Wednesday, January 4, 2012

Fast Start Expected to 2012 With ARRL RTTY Roundup; Sunspots Could Mean Big Scores

Fast Start Expected to 2012 With ARRL RTTY Roundup; Sunspots Could Mean Big Scores

After a 2010 contest that saw a number of individual country records set around the world, better band conditions may spur even more action in this year's first big contest, the ARRL RTTY Roundup.

"When 10 meters fully opens AND enough stations spend time there, this contest is going to be a 24-hour sprint," said Ed Muns W0YK after last year's contest - an observation that could well be spot on in 2012.

A year ago, sunspots still seemed to be a thing of the past, as the sun was barely active - now in January of 2011, the number of sunspots and the solar flux results are way up, which could produce more action on 10 meters and more questions about strategy.

In 2010, the highest 10 meter numbers came from stations in the Carribean as well as out in California - but that could certainly change this year with better conditions like those in the recent CQ WW CW and ARRL 10 Meter contests.

A quick check of the band and the DX Cluster as the New Year dawned showed just how open 10 meters remains, with signals from all continents.

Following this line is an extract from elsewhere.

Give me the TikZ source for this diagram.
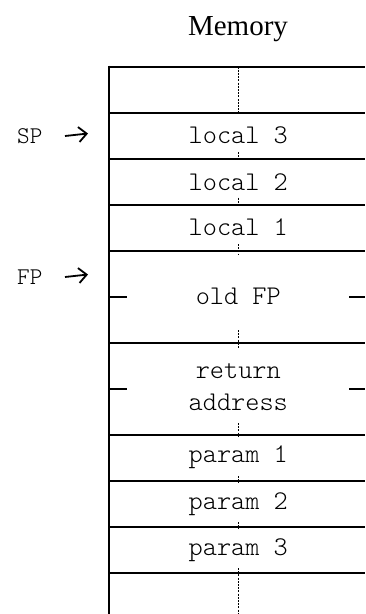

In past years, the question for serious competitors in the RTTY Roundup was when should you go down to check 15 meters - now it will be when to check 10 meters.

For example, last year's US winner in the Multi-Op High Power category was Team N0NI in Iowa - they logged 1858 raw QSO's - just one of them was on 10 meters.

Single Op low power champ Don Hill AA5AU made 35 QSO's on 10 meters out of 1908 raw contacts in his log in 2010 - he said then the band was open, but no one was home.

"I got excited when I saw the ten meter opening but participation there didn't pan out," Hill said.

Maybe this year will be different.

AA5AU still owns the Single Op low power world record in this contest, set back in 2006.

In the Single Op High Power category, no new mark was set, though Ed W0YK came close last year as he once more had the best high power score in the world from P49X in Aruba - it was his sixth straight victory in this contest, as he won by over 100,000 points.

Ed has talked about operating SO3R to have another radio ready on 10 meters - this could be the year that idea gets a real workout.

The oldest of the four category records in the ARRL RTTY Roundup is the high power section of Multi-Single, which was set back in 2003 by Team VP5NN, at 243,164 points.

You can see all the records by country, continent and overall at the ARRL web site.

One thing to remember about this contest is that there is a 24 hour time limit for all stations, even though the contest period lasts for 30 hours.

If the high bands are open, then choosing the six hour "off" period might become easier for most stations, who in past years had to find a way to churn out more points from 40 and even 80 meters.

Unlike the 2010 test, there is no conflict this weekend with the North American QSO Party - NAQP CW is the weekend of January 14, while the NAQP SSB test is the weekend of January 21.

The NAQP RTTY contest takes place the last Saturday in February.

The ARRL RTTY Roundup begins at 1800 UTC Saturday January 7 and ends at 2400 UTC Sunday January 8, 2012.